Появилась у нас новинка: ночью раздались громовые разрывы, земля тряслась.
В чем дело? По телефону от одной из рот сообщили, что немцы стреляют минами, от разрыва которых осыпаются траншеи и бруствера. В одной из рот разрывом мины убит часовой, на нем нет ни одной раны, не человек, а мешок с раздробленными костями. Винтовки, стоявшие в пирамиде, оказались перегнутыми - такая сила разрыва.
Принесли донышко мины величиной в сидение венского стула и вес соответствующий, около 5 пудов, принесли и осколок: стальная рельса в 1,5 аршина длины. У нас до этого еще не додумались.
Отошли в резерв в село Блудово.
Расположились удобно и хорошо: землянки большие, теплые, чистые. Занялись починкой и чисткой. Чистят штаны, куртки, заколачивают сапожные гвозди в каблуки, чистят винтовки.
Вечерняя зоря теперь всегда с церемонией и музыкой. После зори поют песни.
В собрании, в дому у графа, ужин с водкой и вином. Призванные из запаса Стелецкий и Линдроп на гитарах развлекают общество. Гримм 1-й и Троян все еще вычерчивают планы участка, чтобы в сотый раз представить в штаб дивизии.
Наконец пришла и наша очередь идти в дивизионный резерв в деревню Скурче, где стоял штаб дивизии. У штаба дивизии отличное помещение, освещено электричеством прожекторной команды, спокойная жизнь. Ну, как из этого рая штабным, чинам идти в окопы, когда можно приказать прислать планы окопов с обозначением мест пулеметов, траншейных пушек и ежедневными заметками, что видно у противника. Не житье, а масленица.

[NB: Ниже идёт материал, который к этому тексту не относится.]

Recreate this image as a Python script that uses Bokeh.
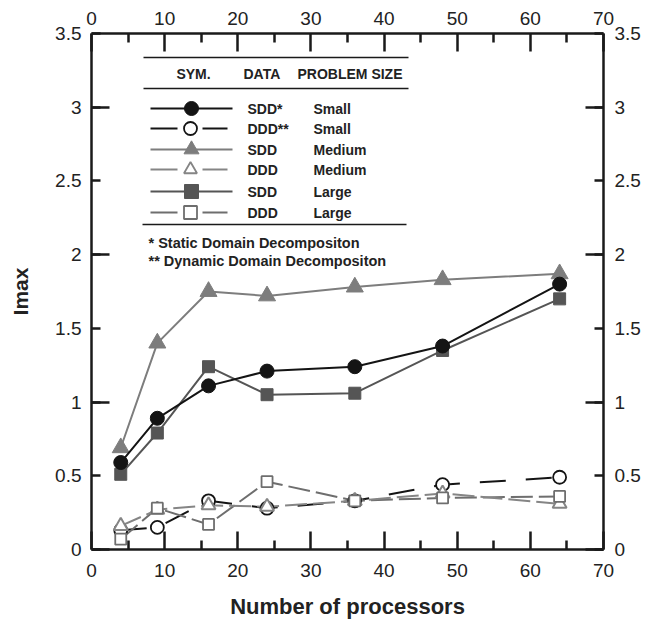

Не раз мы серьезно разговаривали со всякими старшими адъютантами и начальниками штаба. А с них, как с гуся вода. Видно, что горбатого могила исправит.
По прилетевшим германским аэропланам наши батареи открыли огонь, и туча пуль и шрапнельных стаканов повалилась с неба на Скурче.
Все забегало, ища укрытия. Обидно пострадать от своих же снарядов.
В начале февраля 1917 года я получил отпуск. Доехал в полковой коляске до Луцка, дальше покатил в поезде.
По телеграмме из полка в Киев коменданту станции были оставлены места в скором поезде, и мы, двое отпускных, покатили в Петербург... навстречу грядущей катастрофе.